If you simply went by the address and did not account for the change, then you’d get wildly inaccurate results.

How SPSProfiler comes to the rescue

Thankfully, this work was building on top of SPSProfiler from libmozjs. While we have to provide our own sampler (which we’ve described the basics of above), it provides the necessary JIT integration in a moderately fast manner.

js::ProfileEntry

What mozjs gives us is a way to ask the runtime to deliver the current JS stack into a static buffer that we can read from. Each time JS dives into or out of a function, that “shadow stack” is updated.

However, since libmozjs has a garbage collector, if we were to access this stack information from any other thread, we’d be racing the GCing of strings pointed to by that shadow stack. So we need to ensure we interrupt the executing stack (hence SIGPROF, timers, etc).

Racing with a GC doesn’t matter in a C like language because, well there is no GC, and we can resolve symbol names after the fact because of ELF and DWARF debug information.

volatile uint32_t stack_depth = 0;
js::ProfileEntry stack[1024];
js::SetRuntimeProfilingStack (js_runtime,
                              stack,
                              &stack_depth,
                              G_N_ELEMENTS (stack));
js::EnableRuntimeProfilingStack (self->runtime, true);

Deduplicating Functions

To get the function name for JavaScript functions, we can simply read the string pointed to by the js::ProfileEntry. Something like:

if (entry->js()) {
  const gchar *name = entry->label() ?: "-- javascript --"
}

Now, if we had to copy that string for every instruction pointer in the stack, on every sample, we’d have pretty significant overhead in our profiler. So we do a bit of a deduplication hack. We have something that looks like a chunked allocator (GStringChunk) except it can’t be an allocator, because oh wait, in a signal handler.

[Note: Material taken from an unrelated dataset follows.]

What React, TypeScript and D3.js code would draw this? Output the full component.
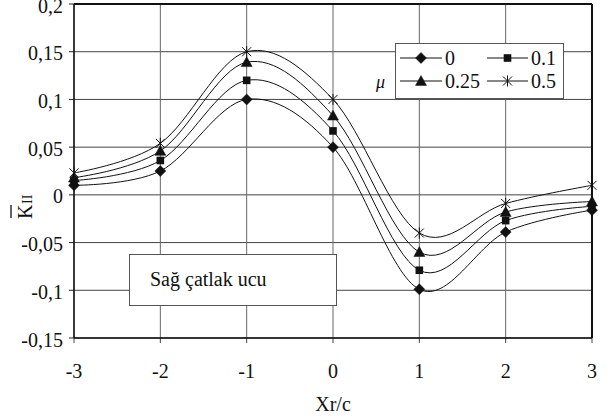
import React from "react";
import * as d3 from "d3";

const xValues = [-3, -2, -1, 0, 1, 2, 3];
const seriesNames = ["0", "0.1", "0.25", "0.5"];
const mu0 = [0.01, 0.025, 0.1, 0.05, -0.099, -0.039, -0.016];
const mu01 = [0.015, 0.036, 0.12, 0.067, -0.079, -0.027, -0.012];
const mu025 = [0.018, 0.046, 0.139, 0.083, -0.06, -0.018, -0.007];
const mu05 = [0.023, 0.054, 0.15, 0.1, -0.04, -0.009, 0.01];
const yTicks = [-0.15, -0.1, -0.05, 0, 0.05, 0.1, 0.15, 0.2];
const yTickLabels = ["-0,15", "-0,1", "-0,05", "0", "0,05", "0,1", "0,15", "0,2"];
const xTickLabels = ["-3", "-2", "-1", "0", "1", "2", "3"];
const markerKinds = ["diamond", "square", "triangle", "star"];

const FONT = "'Times New Roman', 'Liberation Serif', Tinos, 'DejaVu Serif', serif";
const TS = { fontFamily: FONT };

function Marker({ kind, x, y }: { kind: string; x: number; y: number }) {
  if (kind === "diamond") {
    const s = 5.5;
    return <path d={`M${x},${y - s}L${x + s},${y}L${x},${y + s}L${x - s},${y}Z`} fill="#111" stroke="#111" strokeWidth={0.5} />;
  }
  if (kind === "square") {
    const s = 3.8;
    return <rect x={x - s} y={y - s} width={2 * s} height={2 * s} fill="#111" />;
  }
  if (kind === "triangle") {
    const s = 5.5;
    return <path d={`M${x},${y - s}L${x + s},${y + s * 0.8}L${x - s},${y + s * 0.8}Z`} fill="#111" stroke="#111" strokeWidth={0.5} />;
  }
  const s = 4.5;
  return (
    <g stroke="#111" strokeWidth={1}>
      <line x1={x - s} y1={y - s} x2={x + s} y2={y + s} />
      <line x1={x - s} y1={y + s} x2={x + s} y2={y - s} />
      <line x1={x} y1={y - s - 1} x2={x} y2={y + s + 1} />
    </g>
  );
}

export default function App() {
  const W = 611, H = 419;
  const x = d3.scaleLinear().domain([-3, 3]).range([74, 592]);
  const y = d3.scaleLinear().domain([-0.15, 0.2]).range([338, 4]);
  const all = [mu0, mu01, mu025, mu05];
  const line = d3
    .line<number>()
    .x((_, i) => x(xValues[i]))
    .y((d) => y(d))
    .curve(d3.curveCardinal.tension(0));

  const legendRows = [
    { ly: 58, items: [0, 1] },
    { ly: 81, items: [2, 3] },
  ];
  const legendCols = [{ x1: 400, x2: 442, tx: 445 }, { x1: 487, x2: 528, tx: 531 }];

  return (
    <svg width={W} height={H} style={{ position: "absolute", left: 0, top: 0, background: "#fff", fontFamily: FONT }}>
      <rect x={0} y={0} width={W} height={H} fill="#fff" />
      {yTicks.map((t) => (
        <line key={"gy" + t} x1={x(-3)} x2={x(3)} y1={y(t)} y2={y(t)} stroke="#444" strokeWidth={1} />
      ))}
      {xValues.map((t) => (
        <line key={"gx" + t} x1={x(t)} x2={x(t)} y1={y(0.2)} y2={y(-0.15)} stroke="#666" strokeWidth={1} />
      ))}
      {yTicks.map((t) => (
        <line key={"ty" + t} x1={x(-3) - 5} x2={x(-3)} y1={y(t)} y2={y(t)} stroke="#222" strokeWidth={1} />
      ))}
      {xValues.map((t) => (
        <line key={"tx" + t} x1={x(t)} x2={x(t)} y1={y(-0.15)} y2={y(-0.15) + 5} stroke="#444" strokeWidth={1} />
      ))}
      <line x1={x(-3)} x2={x(3)} y1={y(0.2)} y2={y(0.2)} stroke="#111" strokeWidth={2} />
      <line x1={x(3)} x2={x(3)} y1={y(0.2)} y2={y(-0.15)} stroke="#111" strokeWidth={2} />
      <line x1={x(-3)} x2={x(3)} y1={y(-0.15)} y2={y(-0.15)} stroke="#111" strokeWidth={1.5} />
      <line x1={x(-3)} x2={x(-3)} y1={y(0.2)} y2={y(-0.15)} stroke="#111" strokeWidth={1.5} />

      <rect x={129.5} y={254.5} width={207} height={51} fill="#fff" stroke="#555" strokeWidth={1} />
      <text x={150} y={286} fontSize={20} fill="#111" style={TS}>Sağ çatlak ucu</text>

      {all.map((s, si) => (
        <path key={"l" + si} d={line(s) || ""} fill="none" stroke="#111" strokeWidth={1} />
      ))}
      {all.map((s, si) =>
        s.map((v, i) => <Marker key={"m" + si + "-" + i} kind={markerKinds[si]} x={x(xValues[i])} y={y(v)} />)
      )}

      {yTicks.map((t, i) => (
        <text key={"yl" + t} x={63} y={y(t) + 8.5} textAnchor="end" fontSize={20} fill="#111" style={TS}>
          {yTickLabels[i]}
        </text>
      ))}
      {xValues.map((t, i) => (
        <text key={"xl" + t} x={x(t)} y={378} textAnchor="middle" fontSize={20} fill="#111" style={TS}>
          {xTickLabels[i]}
        </text>
      ))}
      <text x={333} y={411} textAnchor="middle" fontSize={20} fill="#111" style={TS}>Xr/c</text>

      <g transform="translate(32,219) rotate(-90)">
        <text x={0} y={0} fontSize={20} fill="#111" style={TS}>K</text>
        <line x1={1} x2={14} y1={-21} y2={-21} stroke="#111" strokeWidth={1.3} />
        <text x={15} y={0} fontSize={14} fill="#111" style={TS}>II</text>
      </g>

      <rect x={395.5} y={43.5} width={168} height={55} fill="#fff" stroke="#555" strokeWidth={1} />
      {legendRows.map((r) =>
        r.items.map((si, ci) => {
          const c = legendCols[ci];
          return (
            <g key={"lg" + si}>
              <line x1={c.x1} x2={c.x2} y1={r.ly} y2={r.ly} stroke="#111" strokeWidth={1} />
              <Marker kind={markerKinds[si]} x={(c.x1 + c.x2) / 2} y={r.ly} />
              <text x={c.tx} y={r.ly + 7} fontSize={20} fill="#111" style={TS}>{seriesNames[si]}</text>
            </g>
          );
        })
      )}
      <text x={376} y={88} fontSize={18} fontStyle="italic" fill="#111" style={TS}>μ</text>
    </svg>
  );
}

So instead, we just have a fixed buffer size to store a single instance of the string, and a closed hashtable (no allocations required) to help with our deduplication.

While we fill the deduplicated function buffer, we hand out monotonic address identifiers for each new string. We steal some high bits in the address to indicate that this is a JITd function. (0xE << __wordsize-8). Normally this would colide with kernel addresses, but not in practice.

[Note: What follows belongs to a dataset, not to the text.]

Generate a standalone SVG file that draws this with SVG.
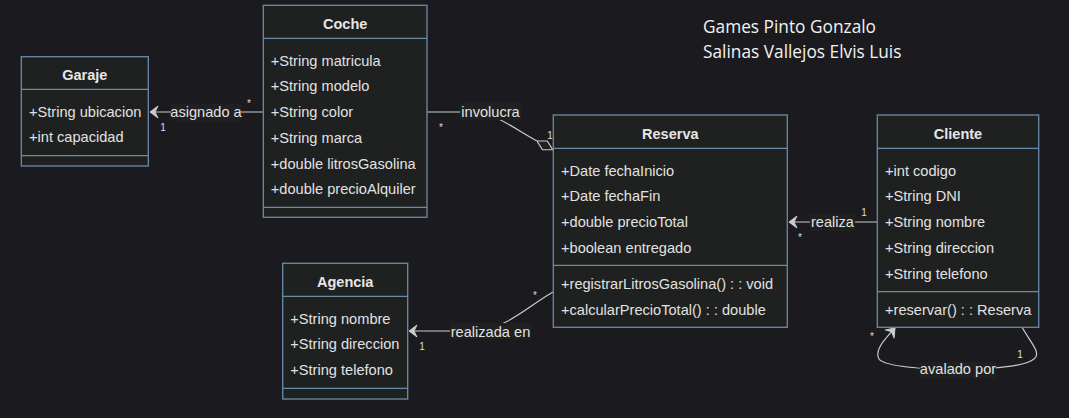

So now we can just replace our JITd addresses with these and store them like we would normally for C-like stacks.

What’s missing?

While SPSProfiler will put JS information (including native code) for functions before the current JavaScript frame, it doesn’t seem to give info after the current JS frame. So if your JS code calls into C code, which doesn’t result in a callback back into JavaScript code, getting reliable stack addresses is non-trivial. Maybe I’m missing something here though.

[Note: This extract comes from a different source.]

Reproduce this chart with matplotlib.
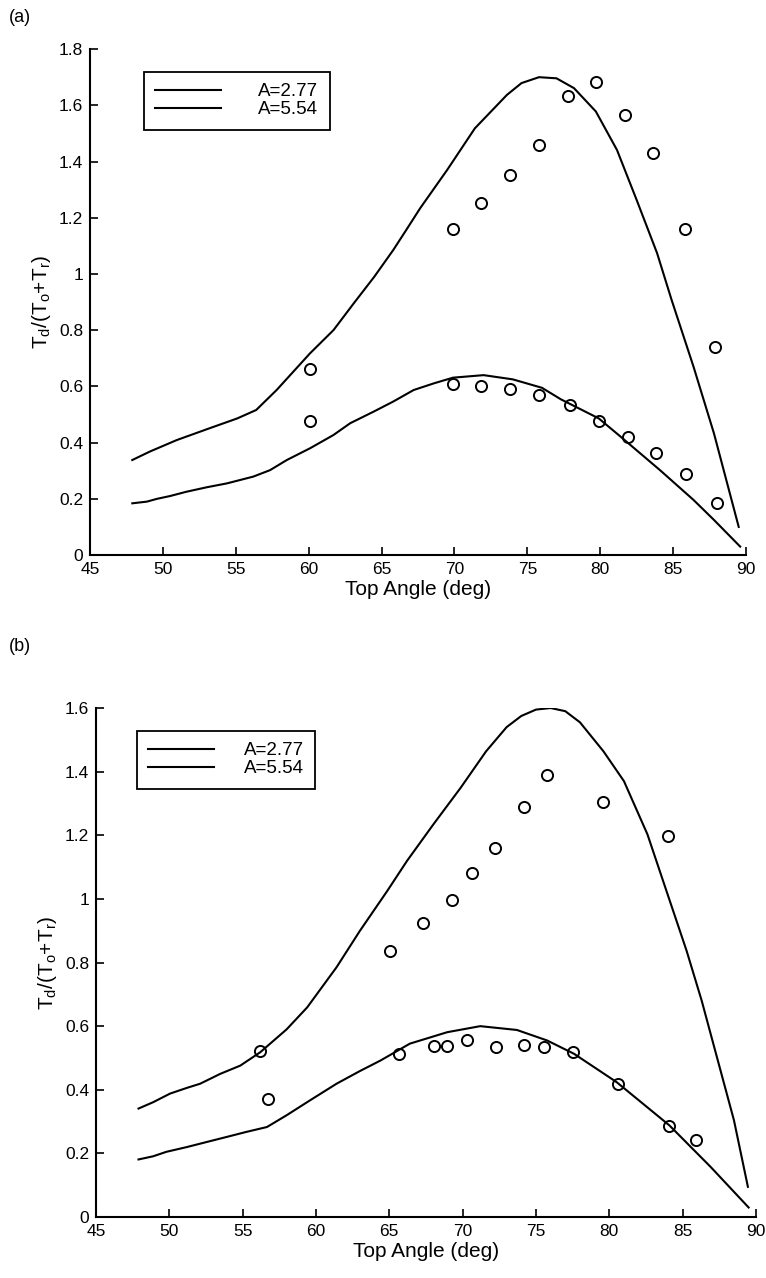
import matplotlib.pyplot as plt

plt.rcParams['font.family'] = ['Liberation Sans', 'DejaVu Sans']
plt.rcParams['mathtext.fontset'] = 'custom'
plt.rcParams['mathtext.rm'] = 'Liberation Sans'
plt.rcParams['mathtext.it'] = 'Liberation Sans'

# ---- panel (a) ----
a_upper_x = [47.9, 49.1, 50.95, 53.2, 55.1, 56.4, 57.8, 60.1, 61.7, 63.1, 64.5,
             65.8, 66.7, 67.65, 69.5, 71.4, 73.6, 74.6, 75.8, 77.0, 78.2, 79.7, 81.15,
             82.5, 83.9, 84.9, 86.4, 87.8, 89.5]
a_upper_y = [0.338, 0.368, 0.409, 0.451, 0.486, 0.516, 0.587, 0.718, 0.80, 0.896, 0.99,
             1.085, 1.157, 1.234, 1.370, 1.518, 1.637, 1.679, 1.70, 1.696, 1.661, 1.578, 1.441,
             1.263, 1.074, 0.907, 0.670, 0.433, 0.10]
a_lower_x = [47.9, 48.9, 49.6, 50.5, 51.6, 53.0, 54.4, 56.2, 57.35, 58.5, 60.1, 61.7, 62.85,
             64.45, 65.8, 67.2, 68.6, 69.9, 72.0, 74.0, 76.0, 77.3, 79.9, 81.4, 84.1, 86.4,
             87.8, 89.6]
a_lower_y = [0.184, 0.19, 0.20, 0.21, 0.225, 0.241, 0.255, 0.279, 0.302, 0.338, 0.380, 0.427, 0.469,
             0.51, 0.546, 0.587, 0.611, 0.631, 0.64, 0.625, 0.595, 0.554, 0.486, 0.421, 0.302, 0.196,
             0.125, 0.03]
a_exp_hi_x = [60.1, 69.9, 71.8, 73.8, 75.8, 77.8, 79.7, 81.7, 83.6, 85.8, 87.9]
a_exp_hi_y = [0.661, 1.161, 1.253, 1.352, 1.459, 1.633, 1.684, 1.567, 1.43, 1.159, 0.741]
a_exp_lo_x = [60.1, 69.9, 71.8, 73.8, 75.8, 77.9, 79.9, 81.9, 83.8, 85.9, 88.0]
a_exp_lo_y = [0.478, 0.607, 0.60, 0.59, 0.57, 0.533, 0.478, 0.42, 0.364, 0.288, 0.186]

# ---- panel (b) ----
b_upper_x = [47.9, 48.9, 50.05, 51.2, 52.1, 53.47, 54.84, 56.2, 58.0, 59.4, 61.4, 63.0, 64.86,
             66.2, 68.0, 69.86, 71.6, 73.0, 74.0, 75.0, 76.0, 77.0, 78.0, 79.6, 81.0, 82.6,
             83.97, 85.27, 86.3, 87.4, 88.5, 89.45]
b_upper_y = [0.341, 0.361, 0.388, 0.406, 0.419, 0.45, 0.476, 0.518, 0.59, 0.659, 0.785, 0.90, 1.025,
             1.119, 1.234, 1.349, 1.464, 1.54, 1.575, 1.595, 1.60, 1.59, 1.555, 1.464, 1.37, 1.203,
             1.015, 0.837, 0.68, 0.492, 0.304, 0.095]
b_lower_x = [47.9, 48.9, 49.8, 51.2, 52.56, 53.93, 55.2, 56.66, 58.0, 59.6, 61.4, 63.0, 64.4,
             66.4, 68.95, 71.2, 73.7, 75.76, 77.6, 80.5, 84.1, 86.9, 89.5]
b_lower_y = [0.181, 0.191, 0.205, 0.22, 0.236, 0.252, 0.267, 0.283, 0.32, 0.367, 0.419, 0.459, 0.492,
             0.545, 0.581, 0.60, 0.588, 0.555, 0.513, 0.424, 0.288, 0.158, 0.03]
b_exp_hi_x = [56.15, 65.03, 67.3, 69.25, 70.66, 72.2, 74.15, 75.74, 79.56, 83.97]
b_exp_hi_y = [0.523, 0.837, 0.924, 0.998, 1.082, 1.161, 1.289, 1.389, 1.304, 1.197]
b_exp_lo_x = [56.7, 65.65, 68.04, 68.95, 70.3, 72.3, 74.15, 75.55, 77.5, 80.6, 84.05, 85.9]
b_exp_lo_y = [0.372, 0.511, 0.539, 0.539, 0.555, 0.536, 0.542, 0.536, 0.520, 0.419, 0.286, 0.243]

legend_labels = ["A=2.77", "A=5.54"]
ylabel = r'T$_\mathregular{d}$/(T$_\mathregular{o}$+T$_\mathregular{r}$)'

fig = plt.figure(figsize=(7.66, 12.78), dpi=100)

panels = [
    dict(rect=[0.1175, 0.5657, 0.8564, 0.3959], ymax=1.8, tag="(a)", tag_y=0.986,
         leg_x=0.082, leg_pad=2.0,
         data=(a_upper_x, a_upper_y, a_lower_x, a_lower_y,
               a_exp_hi_x, a_exp_hi_y, a_exp_lo_x, a_exp_lo_y)),
    dict(rect=[0.1253, 0.0477, 0.8616, 0.3983], ymax=1.6, tag="(b)", tag_y=0.494,
         leg_x=0.062, leg_pad=1.6,
         data=(b_upper_x, b_upper_y, b_lower_x, b_lower_y,
               b_exp_hi_x, b_exp_hi_y, b_exp_lo_x, b_exp_lo_y)),
]

for p in panels:
    ax = fig.add_axes(p['rect'])
    ux, uy, lx, ly, ex1, ey1, ex2, ey2 = p['data']
    ymax = p['ymax']
    l1, = ax.plot(lx, ly, color='black', lw=1.5)
    l2, = ax.plot(ux, uy, color='black', lw=1.5)
    ax.plot(ex1, ey1, 'o', mfc='none', mec='black', ms=8, mew=1.4)
    ax.plot(ex2, ey2, 'o', mfc='none', mec='black', ms=8, mew=1.4)

    ax.set_xlim(45, 90)
    ax.set_ylim(0, ymax)
    ax.set_xticks(range(45, 91, 5))
    ticks = [round(0.2 * i, 1) for i in range(int(round(ymax / 0.2)) + 1)]
    ax.set_yticks(ticks)
    ax.set_yticklabels([f'{t:g}' for t in ticks])
    ax.spines['top'].set_visible(False)
    ax.spines['right'].set_visible(False)
    ax.spines['left'].set_linewidth(1.5)
    ax.spines['bottom'].set_linewidth(1.5)
    ax.tick_params(direction='in', length=6, width=1.2, labelsize=12.5)
    ax.tick_params(axis='x', pad=5)
    ax.tick_params(axis='y', pad=5)
    ax.set_xlabel("Top Angle (deg)", fontsize=15, labelpad=2)
    ax.set_ylabel(ylabel, fontsize=15, labelpad=4)

    leg = ax.legend([l1, l2], legend_labels, loc='upper left',
                    bbox_to_anchor=(p['leg_x'], 0.955),
                    fontsize=13.5, handlelength=3.5, handletextpad=p['leg_pad'], frameon=True,
                    fancybox=False, edgecolor='black', framealpha=1, borderpad=0.6,
                    labelspacing=0.05, borderaxespad=0)
    leg.get_frame().set_linewidth(1.3)

    fig.text(0.012, p['tag_y'], p['tag'], fontsize=13, va='center', ha='left')

fig.savefig("out.png", dpi=100)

I need to go read some more code, because I’m likely to believe there is a way to deal with this, but might require newer libmozjs. Anyway, future blog post and all.

Capture formats

My new sysprof implementation uses a new binary capture format I’ve put together. Basically something really simple that lets me get data into the buffer quickly without too much fuss, alignment safe (allowing dereference of integers from the buffer with out use of memcpy()) and without the super annoying reality of Linux’s perf event stream which has dynamic trailing data based on what options were enabled when sampling. Seriously, don’t do that.

I still have some things to add, but this is the first step towards making more interesting captures (like in-app performance counters, VBlank information, compositor FPS, GTK+ frame timings, etc).

So what does that even mean?

Well, I guess you can see for yourself. Here is a simple capture I did to pick on GNOME documents (no reason really, just the first JavaScript/C hybrid app that came to mind) showing Sysprof reading our JavaScript profiler output.

Gjs Profiler

There is still some work to be done. I need to get the Gjs patches in a format suitable for inclusion. That means fixing up some boring signal handler code to be more safe. Ray Strode has already provided some good feedback here.

Additionally, I need to get my sysprof2 repository grafted into upstream Sysprof. This week I swear. We also need to get patches into some programs that use libgjs directly without the use of gjs-console so that they too can be profiled. gnome-shell is the obvious culprit here.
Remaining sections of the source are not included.